Enfin, à propos de la tokenisation, l’ESMA reconnait la simplification et les cas d’usage bénéfiques de cette technologie dans des domaines aussi variés que post marché, l’accès aux actions à travers des dérivés, etc. « Nous cherchons à comprendre l’innovation, regarder là où elle peut soutenir la compétitivité et mettre des garde fous lorsqu’elle comporte des risques pour les investisseurs. » Autrement dit, accompagner les cas d’usage utiles, tout en encadrant les risques là où ils se manifestent.
Souveraineté
Alors que les questions de souveraineté sont au cœur des débats d’actualité, l’ESMA indique œuvrer à l’autonomie et l’efficacité des marchés européens. En ligne de mire, « le financement des priorités telles que la transition digitale, la défense et l’environnement qui constituent la feuille de route stratégique de l’Europe ». C’est pourquoi la Commission a lancé en 2015 l’Union des marchés financiers, dont la progression est souvent jugée lente mais demeure bien réelle pour connecter l’épargne des européens aux besoins d’investissement. Interogée sur une déclaration de Christine Lagarde, qui avait appelé de ses vœux l’émergence d’une « SEC européenne » en la personne de l’ESMA, la directrice générale reconnaît le caractère flatteur de la comparaison, tout en rappelant que les marchés américain et européen diffèrent profondément.
D’un côté, un État fédéral doté d’une architecture institutionnelle unifiée ; de l’autre, vingt-sept États membres qui doivent construire un projet commun et partager des compétences en matière de régulation financière.
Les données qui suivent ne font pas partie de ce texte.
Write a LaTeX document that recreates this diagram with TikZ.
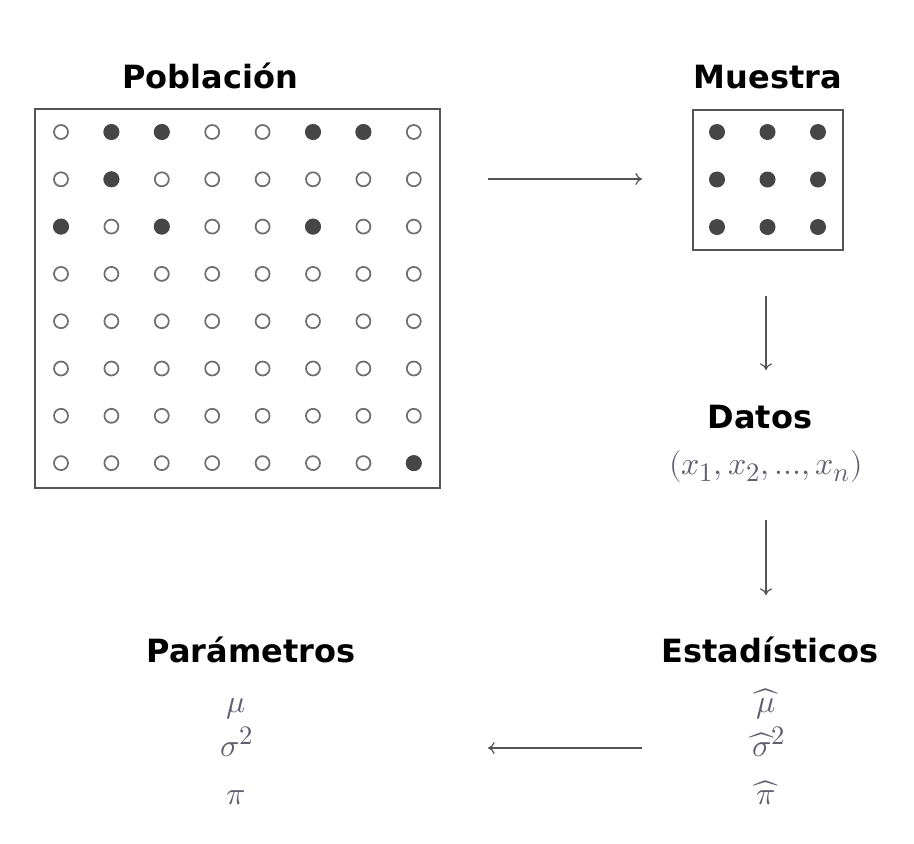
\documentclass[tikz,border=0pt]{standalone}
\usepackage{fontspec}
\setmainfont{DejaVu Sans}
\usepackage{amsmath}
\usepackage{unicode-math}
\setmathfont{Latin Modern Math}
\DeclareMathSizes{24}{24}{20}{16}
\usetikzlibrary{arrows.meta}
\definecolor{boxgray}{RGB}{85,85,85}
\definecolor{dotgray}{RGB}{110,110,110}
\definecolor{dotfill}{RGB}{70,70,70}
\definecolor{mathgray}{RGB}{95,95,110}
\newcommand{\bighat}[1]{\widehat{\mkern2mu#1\mkern2mu}}
\tikzset{
  title/.style={font=\fontsize{24}{28}\selectfont\bfseries, text=black, inner sep=0pt, anchor=base},
  framebox/.style={draw=boxgray, line width=1.4pt, inner sep=0pt},
  opendot/.style={circle, draw=dotgray, line width=1.3pt, fill=white, minimum size=10.5pt, inner sep=0pt},
  fulldot/.style={circle, fill=dotfill, minimum size=12pt, inner sep=0pt},
  flow/.style={draw=boxgray, line width=0.9pt, -{To[length=5pt,width=9pt]}},
  mathtxt/.style={text=mathgray, font=\fontsize{24}{28}\selectfont, inner sep=0pt, anchor=base}
}
\begin{document}
\begin{tikzpicture}[x=0.75pt,y=-0.75pt]
\useasboundingbox (0,0) rectangle (914,843);
% titles
\node[title] (tpob) at (210,88) {Población};
\node[title] (tmue) at (768,88) {Muestra};
\node[title] (tdat) at (760,428) {Datos};
\node[title] (test) at (770,662) {Estadísticos};
\node[title] (tpar) at (251,662) {Parámetros};
% boxes
\node[framebox, minimum width=303.75pt, minimum height=284.25pt] (pop) at (237.5,298.5) {};
\node[framebox, minimum width=112.5pt, minimum height=105pt] (mue) at (768,180) {};
% population dots
\foreach \r [evaluate=\r as \yy using 132+(\r-1)*47.3] in {1,...,8} {
  \foreach \c [evaluate=\c as \xx using 61+(\c-1)*50.4] in {1,...,8} {
    \node[opendot] (p\r\c) at (\xx,\yy) {};
  }
}
\foreach \r/\c in {1/2,1/3,1/6,1/7,2/2,3/1,3/3,3/6,8/8} {
  \node[fulldot] at (p\r\c) {};
}
% sample dots
\foreach \r [evaluate=\r as \yy using 132+(\r-1)*47.5] in {1,2,3} {
  \foreach \c [evaluate=\c as \xx using 717+(\c-1)*50.5] in {1,2,3} {
    \node[fulldot] (m\r\c) at (\xx,\yy) {};
  }
}
% data
\node[mathtxt] (dat) at (766,474) {$(x_1,x_2,...,x_n)$};
% statistics
\node[mathtxt] (emu) at (766,712) {$\bighat{\mu}$};
\node[mathtxt] (esig) at (767,756) {$\bighat{\sigma}\mkern-2mu{}^2$};
\node[mathtxt] (epi) at (766,804) {$\bighat{\pi}$};
% parameters
\node[mathtxt] (pmu) at (236,712) {$\mu$};
\node[mathtxt] (psig) at (237,756) {$\sigma^2$};
\node[mathtxt] (ppi) at (236,804) {$\pi$};
% arrows
\coordinate (a1s) at (488,179);
\coordinate (a1e) at (642,179);
\coordinate (a2s) at (766,296);
\coordinate (a2e) at (766,370);
\coordinate (a3s) at (766,520);
\coordinate (a3e) at (766,595);
\coordinate (a4s) at (642,748);
\coordinate (a4e) at (488,748);
\draw[flow] (a1s) -- (a1e);
\draw[flow] (a2s) -- (a2e);
\draw[flow] (a3s) -- (a3e);
\draw[flow] (a4s) -- (a4e);
\end{tikzpicture}
\end{document}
Natasha Cazenave insiste sur la nécessité de conserver ce modèle proprement européen, adapté à cette réalité. « Malgré des divergences culturelles, historiques et linguistiques très fortes entre États membres, les autorités de régulation nationales apprennent et réussissent à construire ensemble. Ce travail collectif est porté par la volonté de contribuer à l’intérêt général. » Et de rappeler en conclusion la devise de l’Union : « Unis dans la diversité ».